(Rows from a dataset)
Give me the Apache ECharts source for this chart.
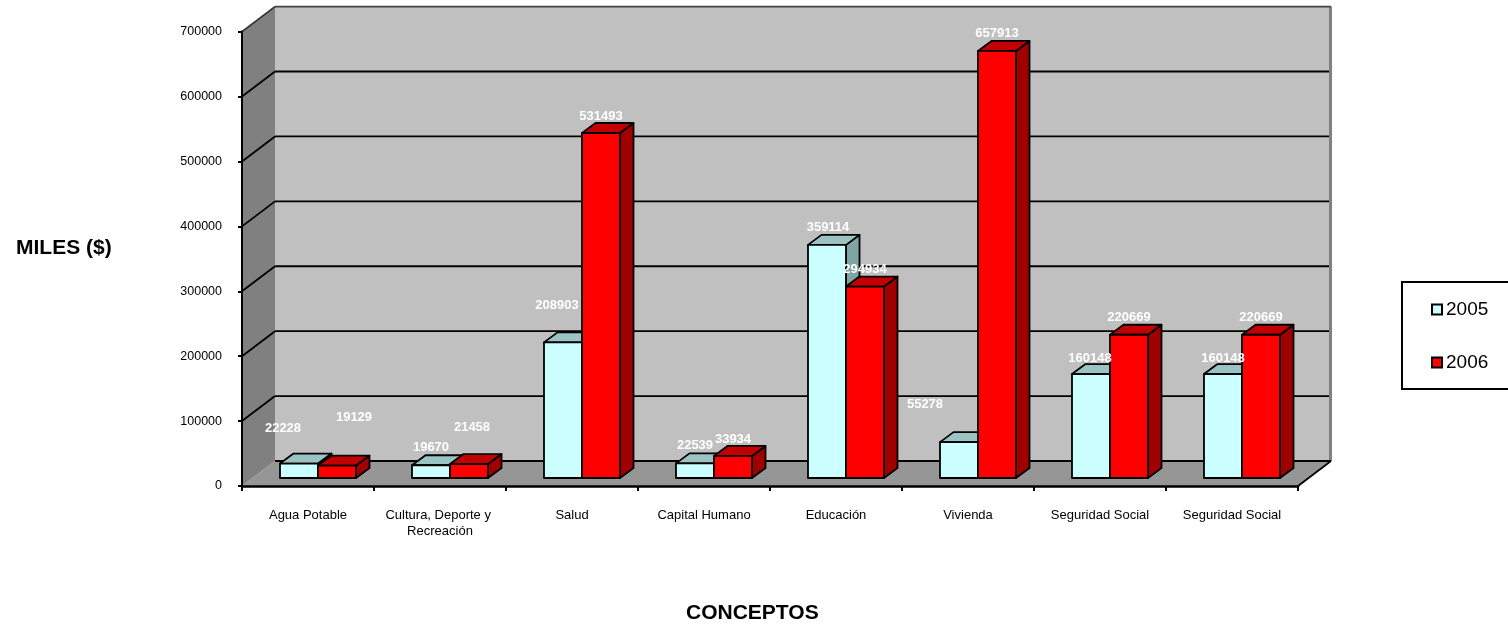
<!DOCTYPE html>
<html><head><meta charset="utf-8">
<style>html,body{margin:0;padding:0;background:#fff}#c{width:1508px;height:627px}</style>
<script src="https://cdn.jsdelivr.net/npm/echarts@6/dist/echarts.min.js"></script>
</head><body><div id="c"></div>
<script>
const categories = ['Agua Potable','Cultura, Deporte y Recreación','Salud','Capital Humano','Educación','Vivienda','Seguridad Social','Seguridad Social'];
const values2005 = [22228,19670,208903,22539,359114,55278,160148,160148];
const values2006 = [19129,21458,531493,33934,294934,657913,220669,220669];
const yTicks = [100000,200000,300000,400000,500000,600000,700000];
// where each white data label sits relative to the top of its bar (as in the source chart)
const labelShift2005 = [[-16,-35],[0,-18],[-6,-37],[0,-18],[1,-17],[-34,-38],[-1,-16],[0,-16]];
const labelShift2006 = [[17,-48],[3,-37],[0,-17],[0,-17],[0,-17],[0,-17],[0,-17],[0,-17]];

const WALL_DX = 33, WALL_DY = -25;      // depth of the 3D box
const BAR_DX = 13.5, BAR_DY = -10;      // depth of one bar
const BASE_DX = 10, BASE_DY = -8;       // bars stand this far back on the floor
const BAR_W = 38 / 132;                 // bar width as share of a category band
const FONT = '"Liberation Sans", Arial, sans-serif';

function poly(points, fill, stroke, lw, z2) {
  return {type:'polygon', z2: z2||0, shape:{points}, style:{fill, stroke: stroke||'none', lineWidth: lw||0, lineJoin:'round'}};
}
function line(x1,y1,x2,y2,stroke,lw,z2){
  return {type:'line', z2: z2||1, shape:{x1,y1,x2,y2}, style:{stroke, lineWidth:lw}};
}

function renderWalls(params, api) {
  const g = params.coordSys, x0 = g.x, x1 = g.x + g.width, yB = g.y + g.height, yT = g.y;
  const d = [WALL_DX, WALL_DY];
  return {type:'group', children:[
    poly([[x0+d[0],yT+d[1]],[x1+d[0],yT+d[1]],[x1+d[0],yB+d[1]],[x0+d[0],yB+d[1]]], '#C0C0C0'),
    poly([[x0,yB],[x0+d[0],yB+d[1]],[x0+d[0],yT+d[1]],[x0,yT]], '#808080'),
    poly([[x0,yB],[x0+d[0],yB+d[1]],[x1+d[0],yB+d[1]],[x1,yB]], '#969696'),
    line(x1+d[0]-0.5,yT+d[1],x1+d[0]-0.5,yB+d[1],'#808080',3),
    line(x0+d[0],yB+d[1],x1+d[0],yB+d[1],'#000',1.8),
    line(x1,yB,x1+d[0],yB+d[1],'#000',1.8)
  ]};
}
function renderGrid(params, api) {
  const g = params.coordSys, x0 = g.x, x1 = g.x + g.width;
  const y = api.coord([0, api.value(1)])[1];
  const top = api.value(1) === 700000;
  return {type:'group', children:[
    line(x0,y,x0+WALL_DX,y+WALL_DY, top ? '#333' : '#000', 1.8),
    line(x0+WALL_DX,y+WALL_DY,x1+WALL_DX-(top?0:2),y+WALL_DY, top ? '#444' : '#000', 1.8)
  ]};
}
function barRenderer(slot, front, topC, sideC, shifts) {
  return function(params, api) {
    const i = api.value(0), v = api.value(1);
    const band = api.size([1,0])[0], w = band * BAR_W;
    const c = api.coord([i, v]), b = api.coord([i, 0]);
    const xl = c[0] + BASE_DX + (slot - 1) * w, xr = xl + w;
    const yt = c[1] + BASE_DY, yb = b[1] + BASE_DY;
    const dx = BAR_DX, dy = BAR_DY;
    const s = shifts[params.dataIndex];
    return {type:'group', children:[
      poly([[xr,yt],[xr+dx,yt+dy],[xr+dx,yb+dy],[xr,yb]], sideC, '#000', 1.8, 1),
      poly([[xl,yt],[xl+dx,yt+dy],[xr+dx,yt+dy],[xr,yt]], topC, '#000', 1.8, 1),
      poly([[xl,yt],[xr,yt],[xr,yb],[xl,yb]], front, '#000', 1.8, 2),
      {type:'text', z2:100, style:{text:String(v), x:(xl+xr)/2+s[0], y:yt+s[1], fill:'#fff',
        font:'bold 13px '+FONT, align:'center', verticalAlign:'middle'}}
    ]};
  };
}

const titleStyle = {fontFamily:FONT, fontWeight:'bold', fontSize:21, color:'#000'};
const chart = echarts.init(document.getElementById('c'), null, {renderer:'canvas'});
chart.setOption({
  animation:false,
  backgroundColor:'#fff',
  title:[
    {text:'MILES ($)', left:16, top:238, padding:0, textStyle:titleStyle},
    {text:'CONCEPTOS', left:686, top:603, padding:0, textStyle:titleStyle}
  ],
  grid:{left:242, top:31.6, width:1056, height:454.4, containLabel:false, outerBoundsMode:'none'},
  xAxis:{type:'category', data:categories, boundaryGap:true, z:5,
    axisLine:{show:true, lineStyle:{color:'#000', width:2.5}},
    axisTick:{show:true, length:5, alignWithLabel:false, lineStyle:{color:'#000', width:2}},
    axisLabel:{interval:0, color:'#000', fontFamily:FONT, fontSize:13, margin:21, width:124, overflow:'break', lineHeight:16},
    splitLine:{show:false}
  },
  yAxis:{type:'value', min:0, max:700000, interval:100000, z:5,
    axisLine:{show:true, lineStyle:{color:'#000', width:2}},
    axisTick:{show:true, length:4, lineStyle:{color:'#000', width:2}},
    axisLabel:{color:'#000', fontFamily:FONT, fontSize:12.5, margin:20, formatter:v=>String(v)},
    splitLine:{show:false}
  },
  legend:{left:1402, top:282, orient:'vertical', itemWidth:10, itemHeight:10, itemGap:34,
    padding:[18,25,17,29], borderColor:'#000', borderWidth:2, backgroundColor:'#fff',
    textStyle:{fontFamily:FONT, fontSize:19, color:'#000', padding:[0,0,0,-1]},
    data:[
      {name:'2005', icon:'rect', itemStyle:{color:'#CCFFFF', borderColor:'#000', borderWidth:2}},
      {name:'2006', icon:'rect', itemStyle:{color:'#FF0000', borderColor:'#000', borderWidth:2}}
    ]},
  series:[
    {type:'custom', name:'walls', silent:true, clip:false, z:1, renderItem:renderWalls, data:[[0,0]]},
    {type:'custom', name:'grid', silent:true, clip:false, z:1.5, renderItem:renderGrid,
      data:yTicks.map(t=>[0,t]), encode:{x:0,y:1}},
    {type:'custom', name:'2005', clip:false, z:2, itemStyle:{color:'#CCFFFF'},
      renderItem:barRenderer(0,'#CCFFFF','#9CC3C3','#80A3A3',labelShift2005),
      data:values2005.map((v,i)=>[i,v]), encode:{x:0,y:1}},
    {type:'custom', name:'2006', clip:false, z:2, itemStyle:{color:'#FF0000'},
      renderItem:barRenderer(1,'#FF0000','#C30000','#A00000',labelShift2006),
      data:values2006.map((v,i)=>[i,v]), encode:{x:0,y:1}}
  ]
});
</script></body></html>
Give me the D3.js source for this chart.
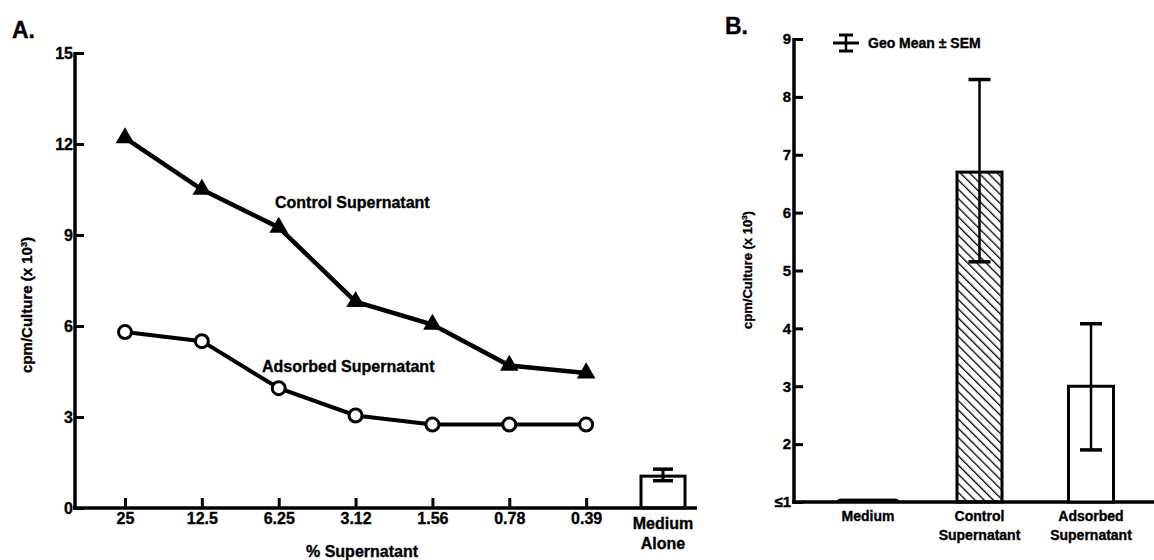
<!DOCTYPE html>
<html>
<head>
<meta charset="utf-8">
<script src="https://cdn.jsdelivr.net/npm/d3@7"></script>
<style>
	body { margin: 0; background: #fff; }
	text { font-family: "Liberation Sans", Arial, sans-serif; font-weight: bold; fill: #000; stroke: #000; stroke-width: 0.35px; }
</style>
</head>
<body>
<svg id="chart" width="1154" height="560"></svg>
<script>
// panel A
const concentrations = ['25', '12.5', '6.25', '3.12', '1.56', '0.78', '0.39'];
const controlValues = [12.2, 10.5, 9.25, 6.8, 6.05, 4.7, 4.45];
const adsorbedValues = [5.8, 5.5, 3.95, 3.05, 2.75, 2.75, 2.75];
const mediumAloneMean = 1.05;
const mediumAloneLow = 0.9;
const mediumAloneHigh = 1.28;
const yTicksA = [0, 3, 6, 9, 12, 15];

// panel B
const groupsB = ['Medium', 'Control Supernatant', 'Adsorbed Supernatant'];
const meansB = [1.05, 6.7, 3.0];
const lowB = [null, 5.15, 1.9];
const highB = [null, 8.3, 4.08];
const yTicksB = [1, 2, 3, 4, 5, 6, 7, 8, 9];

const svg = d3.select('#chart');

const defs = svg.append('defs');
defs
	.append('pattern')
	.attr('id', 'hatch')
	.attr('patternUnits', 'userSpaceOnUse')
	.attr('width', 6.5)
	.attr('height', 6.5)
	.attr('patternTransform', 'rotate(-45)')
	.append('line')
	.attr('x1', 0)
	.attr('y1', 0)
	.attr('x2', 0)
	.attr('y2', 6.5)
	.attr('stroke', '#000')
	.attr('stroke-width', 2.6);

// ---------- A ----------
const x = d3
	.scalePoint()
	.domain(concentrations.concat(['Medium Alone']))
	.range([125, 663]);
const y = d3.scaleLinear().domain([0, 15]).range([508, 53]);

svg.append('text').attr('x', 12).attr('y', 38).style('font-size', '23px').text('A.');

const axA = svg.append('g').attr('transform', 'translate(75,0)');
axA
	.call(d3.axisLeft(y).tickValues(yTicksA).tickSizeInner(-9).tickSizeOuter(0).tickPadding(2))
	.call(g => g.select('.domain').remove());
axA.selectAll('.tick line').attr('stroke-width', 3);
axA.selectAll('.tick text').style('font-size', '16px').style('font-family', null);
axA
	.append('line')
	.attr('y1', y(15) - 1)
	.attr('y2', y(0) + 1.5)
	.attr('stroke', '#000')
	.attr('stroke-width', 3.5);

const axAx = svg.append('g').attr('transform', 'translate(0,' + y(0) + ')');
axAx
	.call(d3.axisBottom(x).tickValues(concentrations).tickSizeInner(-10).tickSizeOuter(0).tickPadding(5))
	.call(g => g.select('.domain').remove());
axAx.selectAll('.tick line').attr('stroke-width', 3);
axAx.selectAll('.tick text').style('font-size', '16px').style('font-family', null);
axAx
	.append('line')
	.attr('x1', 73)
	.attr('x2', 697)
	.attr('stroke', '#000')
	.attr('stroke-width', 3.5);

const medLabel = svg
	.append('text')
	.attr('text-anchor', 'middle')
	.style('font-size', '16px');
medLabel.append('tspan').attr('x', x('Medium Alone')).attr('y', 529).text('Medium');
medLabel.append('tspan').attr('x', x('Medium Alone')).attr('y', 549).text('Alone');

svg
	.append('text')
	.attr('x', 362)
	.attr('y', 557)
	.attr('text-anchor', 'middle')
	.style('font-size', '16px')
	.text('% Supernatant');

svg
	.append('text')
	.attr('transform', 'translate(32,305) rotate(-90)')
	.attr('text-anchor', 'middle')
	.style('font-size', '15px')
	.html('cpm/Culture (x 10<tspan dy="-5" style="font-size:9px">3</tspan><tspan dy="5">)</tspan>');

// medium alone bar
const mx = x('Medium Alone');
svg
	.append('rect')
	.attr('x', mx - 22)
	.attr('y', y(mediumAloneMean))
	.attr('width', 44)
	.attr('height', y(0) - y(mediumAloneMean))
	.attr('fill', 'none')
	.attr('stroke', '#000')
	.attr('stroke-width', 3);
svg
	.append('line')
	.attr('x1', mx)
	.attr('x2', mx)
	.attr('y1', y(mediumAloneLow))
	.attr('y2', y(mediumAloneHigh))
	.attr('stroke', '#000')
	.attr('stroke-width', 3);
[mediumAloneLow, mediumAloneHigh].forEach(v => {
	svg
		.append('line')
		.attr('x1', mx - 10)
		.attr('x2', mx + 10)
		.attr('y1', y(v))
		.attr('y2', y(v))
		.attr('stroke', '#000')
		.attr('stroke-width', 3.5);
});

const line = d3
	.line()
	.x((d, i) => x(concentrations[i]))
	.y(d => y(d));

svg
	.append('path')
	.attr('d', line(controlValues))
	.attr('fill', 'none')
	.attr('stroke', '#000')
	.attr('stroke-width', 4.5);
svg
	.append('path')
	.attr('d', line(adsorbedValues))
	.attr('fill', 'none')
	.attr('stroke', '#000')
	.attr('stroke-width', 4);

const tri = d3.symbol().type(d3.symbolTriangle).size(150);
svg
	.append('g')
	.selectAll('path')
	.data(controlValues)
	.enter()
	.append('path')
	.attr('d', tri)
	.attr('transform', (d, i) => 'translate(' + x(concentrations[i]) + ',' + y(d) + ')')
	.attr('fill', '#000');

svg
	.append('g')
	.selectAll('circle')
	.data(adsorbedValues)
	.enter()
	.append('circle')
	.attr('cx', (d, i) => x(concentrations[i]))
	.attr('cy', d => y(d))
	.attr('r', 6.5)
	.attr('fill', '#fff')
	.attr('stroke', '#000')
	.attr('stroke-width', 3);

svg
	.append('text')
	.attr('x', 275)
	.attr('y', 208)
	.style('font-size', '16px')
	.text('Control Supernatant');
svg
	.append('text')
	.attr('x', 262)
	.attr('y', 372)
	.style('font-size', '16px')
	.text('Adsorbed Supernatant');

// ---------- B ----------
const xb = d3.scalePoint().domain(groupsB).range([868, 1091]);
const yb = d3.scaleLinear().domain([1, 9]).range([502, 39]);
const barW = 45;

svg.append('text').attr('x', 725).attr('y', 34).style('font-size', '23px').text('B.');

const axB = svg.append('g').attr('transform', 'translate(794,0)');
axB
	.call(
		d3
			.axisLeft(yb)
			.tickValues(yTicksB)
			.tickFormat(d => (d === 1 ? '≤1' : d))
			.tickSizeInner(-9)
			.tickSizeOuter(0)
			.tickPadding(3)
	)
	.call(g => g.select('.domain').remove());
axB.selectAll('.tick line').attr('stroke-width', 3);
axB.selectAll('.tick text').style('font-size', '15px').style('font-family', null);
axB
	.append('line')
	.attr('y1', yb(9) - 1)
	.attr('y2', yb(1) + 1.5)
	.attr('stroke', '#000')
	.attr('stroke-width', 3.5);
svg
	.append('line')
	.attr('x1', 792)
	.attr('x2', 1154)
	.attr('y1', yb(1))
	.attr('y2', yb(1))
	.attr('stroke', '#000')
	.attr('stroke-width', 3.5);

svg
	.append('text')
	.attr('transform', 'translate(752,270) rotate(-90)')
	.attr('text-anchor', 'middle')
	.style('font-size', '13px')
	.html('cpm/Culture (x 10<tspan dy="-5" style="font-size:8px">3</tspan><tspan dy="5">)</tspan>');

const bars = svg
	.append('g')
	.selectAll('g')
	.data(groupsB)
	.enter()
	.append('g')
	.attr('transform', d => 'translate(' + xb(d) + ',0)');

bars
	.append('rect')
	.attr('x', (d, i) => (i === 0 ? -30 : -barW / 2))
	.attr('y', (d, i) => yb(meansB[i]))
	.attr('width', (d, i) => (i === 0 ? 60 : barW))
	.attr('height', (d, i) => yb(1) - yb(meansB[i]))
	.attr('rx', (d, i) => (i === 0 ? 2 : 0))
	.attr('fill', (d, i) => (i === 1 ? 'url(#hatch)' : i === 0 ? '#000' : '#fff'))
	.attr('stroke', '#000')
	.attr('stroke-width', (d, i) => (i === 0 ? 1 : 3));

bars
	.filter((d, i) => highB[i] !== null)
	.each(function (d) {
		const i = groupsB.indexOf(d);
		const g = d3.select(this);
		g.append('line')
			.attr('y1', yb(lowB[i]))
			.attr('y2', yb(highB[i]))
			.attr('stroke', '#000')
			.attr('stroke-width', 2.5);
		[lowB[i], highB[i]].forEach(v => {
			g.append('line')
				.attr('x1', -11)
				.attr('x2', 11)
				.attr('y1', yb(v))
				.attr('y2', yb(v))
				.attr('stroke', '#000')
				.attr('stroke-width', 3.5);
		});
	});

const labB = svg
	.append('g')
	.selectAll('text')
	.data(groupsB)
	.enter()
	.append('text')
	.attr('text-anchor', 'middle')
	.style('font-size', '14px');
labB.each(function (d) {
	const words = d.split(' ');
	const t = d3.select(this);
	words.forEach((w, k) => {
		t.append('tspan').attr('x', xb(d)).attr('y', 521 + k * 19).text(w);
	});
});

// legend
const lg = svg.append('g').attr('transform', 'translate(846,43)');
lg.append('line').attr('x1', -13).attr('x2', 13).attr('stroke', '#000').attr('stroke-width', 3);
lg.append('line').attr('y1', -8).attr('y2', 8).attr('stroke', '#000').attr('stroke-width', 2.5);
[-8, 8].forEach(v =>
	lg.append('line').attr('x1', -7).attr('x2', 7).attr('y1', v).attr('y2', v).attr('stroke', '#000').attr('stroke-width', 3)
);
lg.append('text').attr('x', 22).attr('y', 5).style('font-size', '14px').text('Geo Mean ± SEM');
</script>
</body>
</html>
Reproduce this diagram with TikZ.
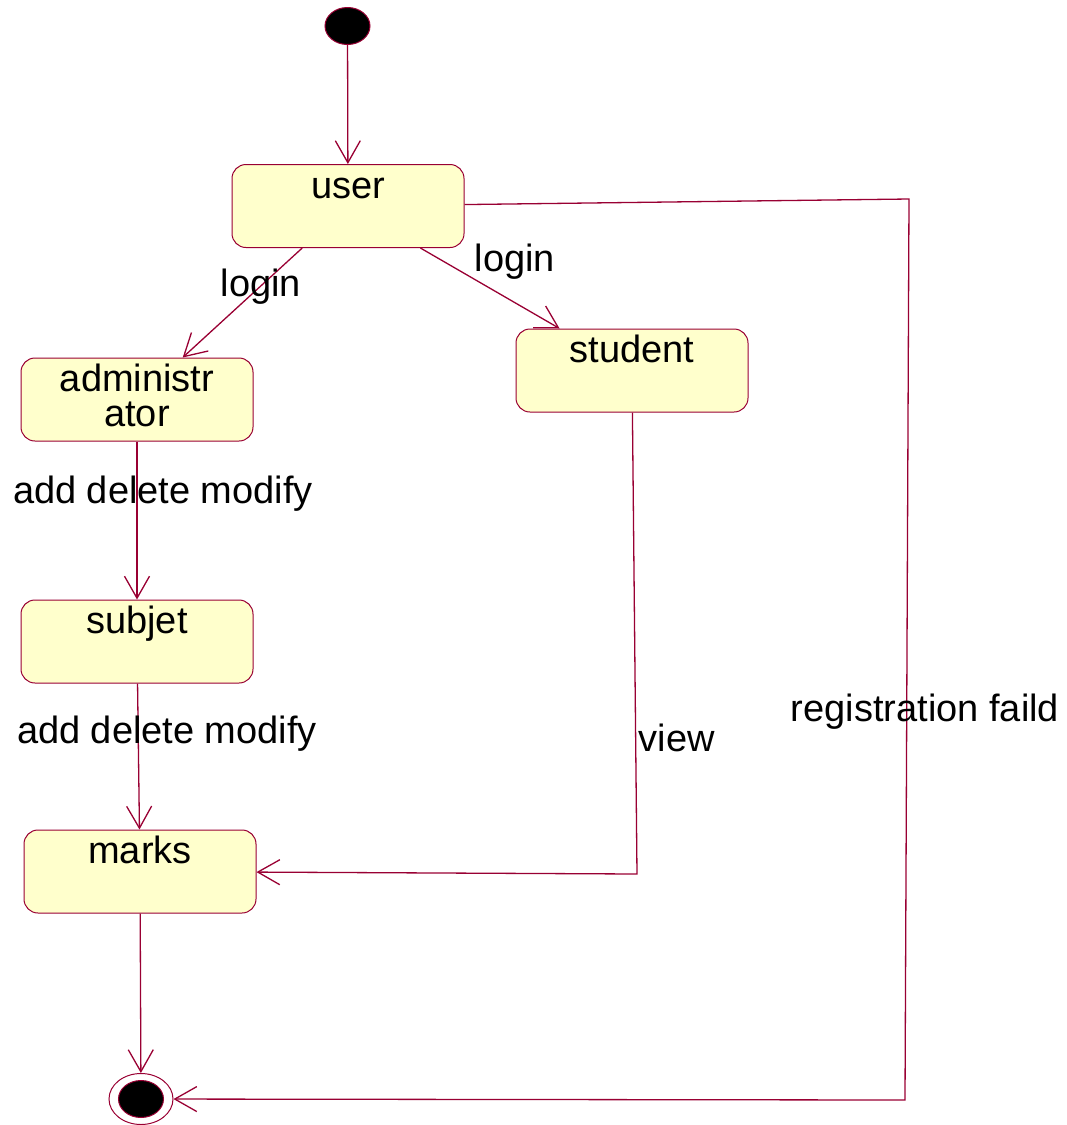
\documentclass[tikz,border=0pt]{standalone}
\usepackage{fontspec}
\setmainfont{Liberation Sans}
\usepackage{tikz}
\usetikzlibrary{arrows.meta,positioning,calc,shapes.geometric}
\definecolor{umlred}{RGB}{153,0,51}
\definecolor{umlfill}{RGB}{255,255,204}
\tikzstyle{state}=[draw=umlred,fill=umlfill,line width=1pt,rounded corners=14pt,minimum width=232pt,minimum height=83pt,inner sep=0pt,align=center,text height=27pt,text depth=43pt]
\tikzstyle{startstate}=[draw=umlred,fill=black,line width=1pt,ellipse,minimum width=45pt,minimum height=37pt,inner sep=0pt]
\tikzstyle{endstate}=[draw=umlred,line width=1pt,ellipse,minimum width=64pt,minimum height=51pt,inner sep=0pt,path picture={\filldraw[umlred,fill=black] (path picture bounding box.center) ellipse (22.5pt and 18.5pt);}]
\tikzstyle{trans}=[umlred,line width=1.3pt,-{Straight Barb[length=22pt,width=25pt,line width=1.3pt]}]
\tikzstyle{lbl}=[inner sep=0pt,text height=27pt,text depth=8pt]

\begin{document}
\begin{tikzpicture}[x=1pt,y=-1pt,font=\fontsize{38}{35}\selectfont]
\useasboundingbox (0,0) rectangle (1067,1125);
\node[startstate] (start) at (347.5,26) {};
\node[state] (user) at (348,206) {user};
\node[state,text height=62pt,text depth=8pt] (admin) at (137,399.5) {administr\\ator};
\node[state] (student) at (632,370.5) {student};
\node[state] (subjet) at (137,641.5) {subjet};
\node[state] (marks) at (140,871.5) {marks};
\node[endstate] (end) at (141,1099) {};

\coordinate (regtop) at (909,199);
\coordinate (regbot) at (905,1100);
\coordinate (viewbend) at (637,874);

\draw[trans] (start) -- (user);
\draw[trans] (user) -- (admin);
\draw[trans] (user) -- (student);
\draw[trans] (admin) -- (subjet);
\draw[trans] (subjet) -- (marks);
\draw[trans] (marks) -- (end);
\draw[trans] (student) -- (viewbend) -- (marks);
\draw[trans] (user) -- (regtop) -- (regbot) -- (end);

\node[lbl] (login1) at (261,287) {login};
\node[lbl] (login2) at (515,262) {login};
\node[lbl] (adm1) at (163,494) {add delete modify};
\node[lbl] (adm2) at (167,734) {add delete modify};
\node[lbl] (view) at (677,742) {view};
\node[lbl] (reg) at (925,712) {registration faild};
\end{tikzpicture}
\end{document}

■ Problem requirements ■
Nothing but the lines from the one containing "Reproduce this diagram with TikZ." through the one containing "(regbot) -- (end);" should appear in your copy, exactly as written and without pictures.

■ Correct result ■
Reproduce this diagram with TikZ.
\documentclass[tikz,border=0pt]{standalone}
\usepackage{fontspec}
\setmainfont{Liberation Sans}
\usepackage{tikz}
\usetikzlibrary{arrows.meta,positioning,calc,shapes.geometric}
\definecolor{umlred}{RGB}{153,0,51}
\definecolor{umlfill}{RGB}{255,255,204}
\tikzstyle{state}=[draw=umlred,fill=umlfill,line width=1pt,rounded corners=14pt,minimum width=232pt,minimum height=83pt,inner sep=0pt,align=center,text height=27pt,text depth=43pt]
\tikzstyle{startstate}=[draw=umlred,fill=black,line width=1pt,ellipse,minimum width=45pt,minimum height=37pt,inner sep=0pt]
\tikzstyle{endstate}=[draw=umlred,line width=1pt,ellipse,minimum width=64pt,minimum height=51pt,inner sep=0pt,path picture={\filldraw[umlred,fill=black] (path picture bounding box.center) ellipse (22.5pt and 18.5pt);}]
\tikzstyle{trans}=[umlred,line width=1.3pt,-{Straight Barb[length=22pt,width=25pt,line width=1.3pt]}]
\tikzstyle{lbl}=[inner sep=0pt,text height=27pt,text depth=8pt]

\begin{document}
\begin{tikzpicture}[x=1pt,y=-1pt,font=\fontsize{38}{35}\selectfont]
\useasboundingbox (0,0) rectangle (1067,1125);
\node[startstate] (start) at (347.5,26) {};
\node[state] (user) at (348,206) {user};
\node[state,text height=62pt,text depth=8pt] (admin) at (137,399.5) {administr\\ator};
\node[state] (student) at (632,370.5) {student};
\node[state] (subjet) at (137,641.5) {subjet};
\node[state] (marks) at (140,871.5) {marks};
\node[endstate] (end) at (141,1099) {};

\coordinate (regtop) at (909,199);
\coordinate (regbot) at (905,1100);
\coordinate (viewbend) at (637,874);

\draw[trans] (start) -- (user);
\draw[trans] (user) -- (admin);
\draw[trans] (user) -- (student);
\draw[trans] (admin) -- (subjet);
\draw[trans] (subjet) -- (marks);
\draw[trans] (marks) -- (end);
\draw[trans] (student) -- (viewbend) -- (marks);
\draw[trans] (user) -- (regtop) -- (regbot) -- (end);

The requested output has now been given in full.